As things went sour with NBC and the network has chosen to fill Azinger’s shoes with a revolving cast that’s included Paul McGinley, Kevin Kisner, Luke Donald and Brandel Chamblee, Azinger is now recognising it as a blessing in disguise as he’s spent his time fishing and dipping his toes into the Golf Course design business with Miakka Golf Club in Myakka City, Florida.

“I’m not missing golf in any capacity at all as a broadcaster,” Azinger said. “It’s hard work to be an analyst. It’s always stress and pressure. So I don’t really miss it that much. I just don’t like the way it ended.”

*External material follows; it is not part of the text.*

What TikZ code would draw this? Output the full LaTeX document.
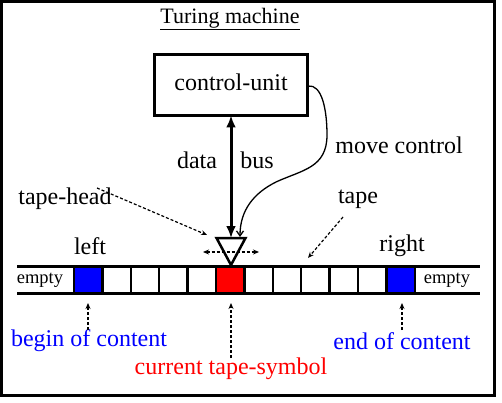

And besides the pressure, Azinger, like many others in the sport, doesn’t like the way the game is going as money has become the overriding motivator for many of the game’s top stars and the sport is fractured to a degree not seen since transatlantic travel became commonplace.

“The best players aren’t all playing PGA Tour tournaments,” he said. “That’s over. Suddenly, the LIV Tour, let’s just say it like this: the PGA Tour has fast become the qualifier for LIV and it’s a sad day for golf. Yeah, I’ve watched a little bit and I’m not I’m not missing it that much. I’m not missing it at all.”

“I don’t want to get in too much hot water and make big headlines or anything but the best players aren’t on the PGA Tour,” he added. “They’re scattered all over the place and that’s a sad day that’s similar to what happened in tennis. The best players are going to be at the four majors, just like tennis, and it’s unfolding right before our eyes.

“I’d rather call the Senior Tour than the PGA Tour to tell you the truth. I’m over the PGA Tour. To call the best senior players in the world, at least they’re the best.”